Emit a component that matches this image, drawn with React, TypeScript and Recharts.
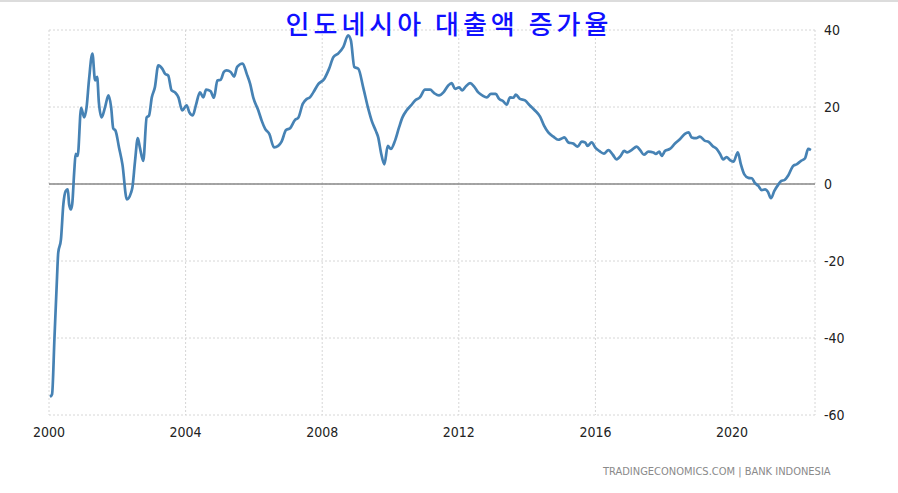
import { LineChart, Line, XAxis, YAxis, CartesianGrid, ReferenceLine } from "recharts"

// decimal year of each reading
const years = [
  2000.03, 2000.09, 2000.16, 2000.23, 2000.27, 2000.35, 2000.42, 2000.49, 2000.55, 2000.59,
  2000.64, 2000.68, 2000.74, 2000.78, 2000.84, 2000.94, 2001.03, 2001.1, 2001.17, 2001.27,
  2001.35, 2001.41, 2001.46, 2001.54, 2001.64, 2001.74, 2001.82, 2001.88, 2001.95, 2002.05,
  2002.15, 2002.28, 2002.4, 2002.44, 2002.52, 2002.6, 2002.66, 2002.76, 2002.86, 2002.93,
  2003.01, 2003.1, 2003.2, 2003.32, 2003.4, 2003.49, 2003.59, 2003.69, 2003.79, 2003.9,
  2004.03, 2004.11, 2004.21, 2004.3, 2004.42, 2004.52, 2004.6, 2004.73, 2004.83, 2004.93,
  2005.03, 2005.12, 2005.2, 2005.32, 2005.42, 2005.51, 2005.67, 2005.79, 2005.89, 2005.98,
  2006.13, 2006.23, 2006.33, 2006.45, 2006.59, 2006.71, 2006.81, 2006.94, 2007.06, 2007.2,
  2007.3, 2007.43, 2007.55, 2007.64, 2007.74, 2007.89, 2008.06, 2008.2, 2008.33, 2008.47,
  2008.62, 2008.76, 2008.84, 2008.94, 2009.06, 2009.2, 2009.35, 2009.45, 2009.57, 2009.64,
  2009.72, 2009.82, 2009.92, 2010.01, 2010.13, 2010.25, 2010.35, 2010.47, 2010.6, 2010.72,
  2010.86, 2011.01, 2011.16, 2011.28, 2011.42, 2011.55, 2011.69, 2011.79, 2011.89, 2012.01,
  2012.1, 2012.2, 2012.33, 2012.45, 2012.57, 2012.69, 2012.82, 2012.94, 2013.08, 2013.18,
  2013.3, 2013.4, 2013.5, 2013.6, 2013.67, 2013.79, 2013.94, 2014.08, 2014.23, 2014.38,
  2014.5, 2014.62, 2014.77, 2014.91, 2015.01, 2015.09, 2015.21, 2015.35, 2015.48, 2015.6,
  2015.7, 2015.77, 2015.89, 2016.01, 2016.11, 2016.25, 2016.38, 2016.51, 2016.62, 2016.74,
  2016.84, 2016.93, 2017.06, 2017.21, 2017.31, 2017.42, 2017.55, 2017.7, 2017.77, 2017.87,
  2017.94, 2018.04, 2018.18, 2018.33, 2018.48, 2018.62, 2018.73, 2018.82, 2018.95, 2019.06,
  2019.21, 2019.31, 2019.43, 2019.55, 2019.65, 2019.74, 2019.84, 2019.94, 2020.04, 2020.17,
  2020.26, 2020.36, 2020.48, 2020.58, 2020.67, 2020.77, 2020.87, 2020.97, 2021.05, 2021.14,
  2021.24, 2021.36, 2021.44, 2021.53, 2021.65, 2021.79, 2021.89, 2022.02, 2022.14, 2022.23,
  2022.31,
]

// loan growth, % y/y
const growth = [
  -55.3, -54.6, -40, -25.3, -17.9, -14.4, -5.3, -1.8, -1.4, -5.3,
  -6.6, -5.2, 3.4, 7.8, 7.3, 19.8, 17.3, 19.9, 26.9, 33.9,
  26.9, 27.8, 21.2, 17.3, 19.9, 23, 19.9, 14.5, 13.8, 9.5,
  5.1, -4, -2.3, -1, 6, 11.9, 9.5, 6, 17.3, 17.8,
  22.5, 25.1, 30.8, 29.9, 28.6, 28.2, 24.3, 23.8, 22.5, 19.1,
  20.4, 18.6, 17.8, 20.4, 23.8, 22.5, 24.5, 24.1, 22.4, 26.9,
  27.1, 29.1, 29.5, 29.1, 27.9, 30.4, 31.3, 28.6, 26, 22.5,
  19.1, 16.4, 14.3, 13, 9.5, 9.9, 11, 14, 14.5, 16.6,
  17.2, 20.8, 22.1, 22.5, 23.8, 26, 27.3, 29.9, 33, 33.9,
  35.6, 38.6, 37.3, 30.4, 29.9, 25.1, 19.5, 16.4, 13.8, 12.1,
  8.2, 5.1, 9.9, 9.1, 11.2, 14.7, 17.3, 19.1, 20.4, 21.7,
  22.5, 24.5, 24.5, 23.6, 23, 23.8, 25.6, 26.2, 24.7, 25.1,
  24.3, 25.3, 26.2, 25.3, 23.8, 23, 22.5, 23.4, 23.4, 22.1,
  21.5, 20.6, 22.5, 22.4, 23.2, 22.1, 21.7, 20.4, 19.1, 17.5,
  15.1, 13.4, 12.3, 11.5, 11.8, 12.1, 10.8, 10.5, 9.7, 11,
  10.8, 9.9, 10.8, 9.3, 8.6, 7.9, 8.8, 7.6, 6.4, 7.3,
  8.6, 8.2, 8.8, 9.7, 8.8, 7.6, 8.4, 8.2, 7.8, 8.4,
  7.3, 8.6, 9.1, 10.5, 11.7, 13, 13.4, 12.1, 11.9, 12.3,
  11.2, 11, 9.9, 9.1, 7.8, 6.4, 7, 6.2, 5.8, 8.2,
  5.1, 2.5, 1.6, 1.5, 0.3, -0.5, -1.6, -1.4, -2, -3.7,
  -1.8, -0.1, 0.8, 1, 2.3, 4.7, 5.1, 6, 6.7, 9.1,
  8.8,
]

const xTicks = [2000, 2004, 2008, 2012, 2016, 2020]
const yTicks = [-60, -40, -20, 0, 20, 40]

const data = years.map((t, i) => ({ t, v: growth[i] }))

const tickFont = {
  fontFamily: "'Liberation Sans Narrow', 'Arial Narrow', 'DejaVu Sans Condensed', sans-serif",
  fontSize: 14,
  fill: "#222",
}

export default function App() {
  return (
    <div
      style={{
        position: "absolute",
        left: 0,
        top: 0,
        width: 898,
        height: 493,
        background: "#fff",
        borderTop: "2px solid #dcdcdc",
        boxSizing: "border-box",
      }}>
      <div
        style={{
          position: "absolute",
          left: 0,
          width: 898,
          top: 3,
          textAlign: "center",
          fontFamily: "'Noto Sans CJK KR', sans-serif",
          fontSize: 26,
          fontWeight: 500,
          letterSpacing: 4,
          color: "#1010ff",
          zIndex: 2,
          lineHeight: "36px",
        }}>
        인도네시아 대출액 증가율
      </div>
      <LineChart
        width={898}
        height={491}
        data={data}
        margin={{ top: 28, right: 0, left: 49, bottom: 48 }}>
        <CartesianGrid
          stroke="#d6d6d6"
          strokeDasharray="2 2"
        />
        <XAxis
          dataKey="t"
          type="number"
          domain={[2000, 2022.43]}
          ticks={xTicks}
          axisLine={false}
          tickLine={false}
          tickMargin={6}
          height={30}
          tick={tickFont}
        />
        <YAxis
          orientation="right"
          domain={[-60, 40]}
          ticks={yTicks}
          axisLine={false}
          tickLine={false}
          tickMargin={3}
          width={83}
          tick={tickFont}
        />
        <ReferenceLine
          y={0}
          stroke="#888"
          strokeWidth={1.5}
        />
        <Line
          dataKey="v"
          type="monotone"
          stroke="#4682b4"
          strokeWidth={2.7}
          dot={false}
          isAnimationActive={false}
        />
      </LineChart>
      <div
        style={{
          position: "absolute",
          left: 603,
          top: 463,
          fontFamily: "'DejaVu Sans Condensed', 'Liberation Sans Narrow', sans-serif",
          fontSize: 11,
          color: "#8a8a8a",
          whiteSpace: "nowrap",
        }}>
        TRADINGECONOMICS.COM | BANK INDONESIA
      </div>
    </div>
  )
}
◇ ◇ ◇ ◇
__WHAT TO DO__: Every line of text is to be repeated exactly; pictures are left out.

__PROBLEM SOLUTION__:
Emit a component that matches this image, drawn with React, TypeScript and Recharts.
import { LineChart, Line, XAxis, YAxis, CartesianGrid, ReferenceLine } from "recharts"

// decimal year of each reading
const years = [
  2000.03, 2000.09, 2000.16, 2000.23, 2000.27, 2000.35, 2000.42, 2000.49, 2000.55, 2000.59,
  2000.64, 2000.68, 2000.74, 2000.78, 2000.84, 2000.94, 2001.03, 2001.1, 2001.17, 2001.27,
  2001.35, 2001.41, 2001.46, 2001.54, 2001.64, 2001.74, 2001.82, 2001.88, 2001.95, 2002.05,
  2002.15, 2002.28, 2002.4, 2002.44, 2002.52, 2002.6, 2002.66, 2002.76, 2002.86, 2002.93,
  2003.01, 2003.1, 2003.2, 2003.32, 2003.4, 2003.49, 2003.59, 2003.69, 2003.79, 2003.9,
  2004.03, 2004.11, 2004.21, 2004.3, 2004.42, 2004.52, 2004.6, 2004.73, 2004.83, 2004.93,
  2005.03, 2005.12, 2005.2, 2005.32, 2005.42, 2005.51, 2005.67, 2005.79, 2005.89, 2005.98,
  2006.13, 2006.23, 2006.33, 2006.45, 2006.59, 2006.71, 2006.81, 2006.94, 2007.06, 2007.2,
  2007.3, 2007.43, 2007.55, 2007.64, 2007.74, 2007.89, 2008.06, 2008.2, 2008.33, 2008.47,
  2008.62, 2008.76, 2008.84, 2008.94, 2009.06, 2009.2, 2009.35, 2009.45, 2009.57, 2009.64,
  2009.72, 2009.82, 2009.92, 2010.01, 2010.13, 2010.25, 2010.35, 2010.47, 2010.6, 2010.72,
  2010.86, 2011.01, 2011.16, 2011.28, 2011.42, 2011.55, 2011.69, 2011.79, 2011.89, 2012.01,
  2012.1, 2012.2, 2012.33, 2012.45, 2012.57, 2012.69, 2012.82, 2012.94, 2013.08, 2013.18,
  2013.3, 2013.4, 2013.5, 2013.6, 2013.67, 2013.79, 2013.94, 2014.08, 2014.23, 2014.38,
  2014.5, 2014.62, 2014.77, 2014.91, 2015.01, 2015.09, 2015.21, 2015.35, 2015.48, 2015.6,
  2015.7, 2015.77, 2015.89, 2016.01, 2016.11, 2016.25, 2016.38, 2016.51, 2016.62, 2016.74,
  2016.84, 2016.93, 2017.06, 2017.21, 2017.31, 2017.42, 2017.55, 2017.7, 2017.77, 2017.87,
  2017.94, 2018.04, 2018.18, 2018.33, 2018.48, 2018.62, 2018.73, 2018.82, 2018.95, 2019.06,
  2019.21, 2019.31, 2019.43, 2019.55, 2019.65, 2019.74, 2019.84, 2019.94, 2020.04, 2020.17,
  2020.26, 2020.36, 2020.48, 2020.58, 2020.67, 2020.77, 2020.87, 2020.97, 2021.05, 2021.14,
  2021.24, 2021.36, 2021.44, 2021.53, 2021.65, 2021.79, 2021.89, 2022.02, 2022.14, 2022.23,
  2022.31,
]

// loan growth, % y/y
const growth = [
  -55.3, -54.6, -40, -25.3, -17.9, -14.4, -5.3, -1.8, -1.4, -5.3,
  -6.6, -5.2, 3.4, 7.8, 7.3, 19.8, 17.3, 19.9, 26.9, 33.9,
  26.9, 27.8, 21.2, 17.3, 19.9, 23, 19.9, 14.5, 13.8, 9.5,
  5.1, -4, -2.3, -1, 6, 11.9, 9.5, 6, 17.3, 17.8,
  22.5, 25.1, 30.8, 29.9, 28.6, 28.2, 24.3, 23.8, 22.5, 19.1,
  20.4, 18.6, 17.8, 20.4, 23.8, 22.5, 24.5, 24.1, 22.4, 26.9,
  27.1, 29.1, 29.5, 29.1, 27.9, 30.4, 31.3, 28.6, 26, 22.5,
  19.1, 16.4, 14.3, 13, 9.5, 9.9, 11, 14, 14.5, 16.6,
  17.2, 20.8, 22.1, 22.5, 23.8, 26, 27.3, 29.9, 33, 33.9,
  35.6, 38.6, 37.3, 30.4, 29.9, 25.1, 19.5, 16.4, 13.8, 12.1,
  8.2, 5.1, 9.9, 9.1, 11.2, 14.7, 17.3, 19.1, 20.4, 21.7,
  22.5, 24.5, 24.5, 23.6, 23, 23.8, 25.6, 26.2, 24.7, 25.1,
  24.3, 25.3, 26.2, 25.3, 23.8, 23, 22.5, 23.4, 23.4, 22.1,
  21.5, 20.6, 22.5, 22.4, 23.2, 22.1, 21.7, 20.4, 19.1, 17.5,
  15.1, 13.4, 12.3, 11.5, 11.8, 12.1, 10.8, 10.5, 9.7, 11,
  10.8, 9.9, 10.8, 9.3, 8.6, 7.9, 8.8, 7.6, 6.4, 7.3,
  8.6, 8.2, 8.8, 9.7, 8.8, 7.6, 8.4, 8.2, 7.8, 8.4,
  7.3, 8.6, 9.1, 10.5, 11.7, 13, 13.4, 12.1, 11.9, 12.3,
  11.2, 11, 9.9, 9.1, 7.8, 6.4, 7, 6.2, 5.8, 8.2,
  5.1, 2.5, 1.6, 1.5, 0.3, -0.5, -1.6, -1.4, -2, -3.7,
  -1.8, -0.1, 0.8, 1, 2.3, 4.7, 5.1, 6, 6.7, 9.1,
  8.8,
]

const xTicks = [2000, 2004, 2008, 2012, 2016, 2020]
const yTicks = [-60, -40, -20, 0, 20, 40]

const data = years.map((t, i) => ({ t, v: growth[i] }))

const tickFont = {
  fontFamily: "'Liberation Sans Narrow', 'Arial Narrow', 'DejaVu Sans Condensed', sans-serif",
  fontSize: 14,
  fill: "#222",
}

export default function App() {
  return (
    <div
      style={{
        position: "absolute",
        left: 0,
        top: 0,
        width: 898,
        height: 493,
        background: "#fff",
        borderTop: "2px solid #dcdcdc",
        boxSizing: "border-box",
      }}>
      <div
        style={{
          position: "absolute",
          left: 0,
          width: 898,
          top: 3,
          textAlign: "center",
          fontFamily: "'Noto Sans CJK KR', sans-serif",
          fontSize: 26,
          fontWeight: 500,
          letterSpacing: 4,
          color: "#1010ff",
          zIndex: 2,
          lineHeight: "36px",
        }}>
        인도네시아 대출액 증가율
      </div>
      <LineChart
        width={898}
        height={491}
        data={data}
        margin={{ top: 28, right: 0, left: 49, bottom: 48 }}>
        <CartesianGrid
          stroke="#d6d6d6"
          strokeDasharray="2 2"
        />
        <XAxis
          dataKey="t"
          type="number"
          domain={[2000, 2022.43]}
          ticks={xTicks}
          axisLine={false}
          tickLine={false}
          tickMargin={6}
          height={30}
          tick={tickFont}
        />
        <YAxis
          orientation="right"
          domain={[-60, 40]}
          ticks={yTicks}
          axisLine={false}
          tickLine={false}
          tickMargin={3}
          width={83}
          tick={tickFont}
        />
        <ReferenceLine
          y={0}
          stroke="#888"
          strokeWidth={1.5}
        />
        <Line
          dataKey="v"
          type="monotone"
          stroke="#4682b4"
          strokeWidth={2.7}
          dot={false}
          isAnimationActive={false}
        />
      </LineChart>
      <div
        style={{
          position: "absolute",
          left: 603,
          top: 463,
          fontFamily: "'DejaVu Sans Condensed', 'Liberation Sans Narrow', sans-serif",
          fontSize: 11,
          color: "#8a8a8a",
          whiteSpace: "nowrap",
        }}>
        TRADINGECONOMICS.COM | BANK INDONESIA
      </div>
    </div>
  )
}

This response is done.